||Volume 17, Number 1, January/February 2004 |
Teachers and the public need the truth
The origin of ProD days was not mentioned in the article "The case of the vanishing professional day" in the October 2004 issue of Teacher.
I think we should have much more and continuing publicity about the fact that teachers "paid" for ProD days when they were started in the 1970s. Minutes were added to the school day to make up for the five days that teachers "took off."
The idea of ProD days was for teachers to have time for meetings, workshops, training, etc. that was not available in the regular working day. Teachers were to plan these days for themselves as they saw fit. It was not for the government, the principal, the school board, or anyone else to plan them.
I think too many people, including teachers, do not know the purpose of ProD days. I hear parents, grandparents, and even non-teaching friends saying that there are too many holiday ProD days that they are paying for and that it is time that these days be taken away from teachers.
It is time the public and teachers knew the truth!
Do not let the government tell you what to do on these days! We have one of the best public school systems in the world. It’s time for teachers to be encouraged—not demoralized—by constant negative criticism. Yes, there are areas for improvement as there are in any job, but encouragement is more likely to get results than the teacher-bashing that has been going on.
Achievement article not respectful of AOs
I think David Denyer’s article "It’s all about achievement" (Teacher, Nov./Dec. 2004) is not respectful of principals, district, and ministry staff.
They are not error free, but I have found them to be working long hours to do their best for teachers and children in spite of receiving little appreciation from others. To suggest that the activities involved in "It’s all about achievement," and other efforts by these educational leaders, are "a top down paternalistic model of continuous surveillance" does not match my own experience in Burnaby and observations of their opinions or actions throughout the province. As well, I see no serious evidence that they are working to make "schools (become) work camps and children simply compliant human capital to be equipped with marketing skills" as he suggests.
I would suggest that David Denyer might turn down the rhetoric, and thoughtfully consider ways to provide helpful information and opinion that can engage others in real dialogue for the benefit of children and teachers.

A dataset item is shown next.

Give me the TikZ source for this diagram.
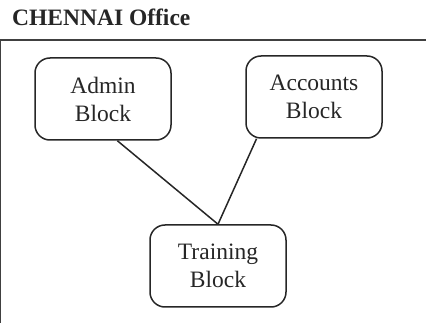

Teacher trustees: Thanks for trying
I would like to take this opportunity to thank trustees Annie McKitrick and Patricia Wittaker for their passionate advocacy on behalf of Richmond students and teachers, and particularly for the motion they attempted to move through the October 18 school board meeting, calling on our elected trustees to write a letter to Minister of Education Tom Christensen and identify the effects of his ministry’s drastic underfunding of our public education system here in Richmond. Unfortunately, trustees Linda McPhail, Sandra Bourque, Debbie Toblotney, and Andy Hobbs did not see the need to address this crucial issue with the minister, and defeated the heartfelt motion, citing the fact that we should not be looking to outside sources to solve our problems in Richmond, but attempting to address our difficulties internally through structural changes.
Well, I would like to dispel both the arguments of those trustees who believe we can solve the problems of our ailing classrooms and declining staff morale with a few internal shifts, and those in the education community who think professional development is going to give me the tools I need to meet the diverse and ever-growing needs of my ever-growing classes. I love being a teacher, and I believe I’ve been given a privilege and sacred trust to ensure that the students who spend one of their very precious years in my classroom are able to blossom and develop to their full potential in my care.
What our public schools need is not better teachers with better tricks up their sleeves. We already have one of the best educated and committed teaching populations in the world! What our public education system must have to function as it should is full-funding, adequate resources, and for the more than 2,500 bodies that have been removed from B.C. schools—such as teacher-librarians, ESL and resource specialists, teaching assistants, and a multitude of classroom teachers (increasing class size to unmanageable numbers) to be returned. This is not something the Richmond School Board is able to fix internally. This crisis in B.C. schools was created by our provincial Liberal government and their drastic underfunding. And only by the reversal of these situations will B.C. classrooms truly begin to meet the needs of B.C. students, and staff morale in schools begin to improve. We can only hope that, like Vancouver trustees, the Richmond School Board will realize their limitations, and put pressure in the only place it can truly make a difference—at the feet of the provincial government. It is their duty!
Joining RTA pays off
In your September issue of Teacher, Owen Corcoran wrote a rather vigorous letter about the new college fees. Those of us not teaching would be relinquishing our permanent certificates unless $37.50 found its way to the college treasury.
The newly elected council, sworn in on October 1, 2004, listened to our brief and moved quickly to eliminate that fee for teachers in receipt of a pension and not practising.
To those of the teaching fraternity who left the classroom this past year and joined the B.C. Retired Teachers’ Association for the princely sum of $35 in annual dues, your wisdom paid off, and you most assuredly got your money’s worth. We will continue to keep your interests at heart, work on your behalf, and hope that you will encourage all of your colleagues to follow your example and join us.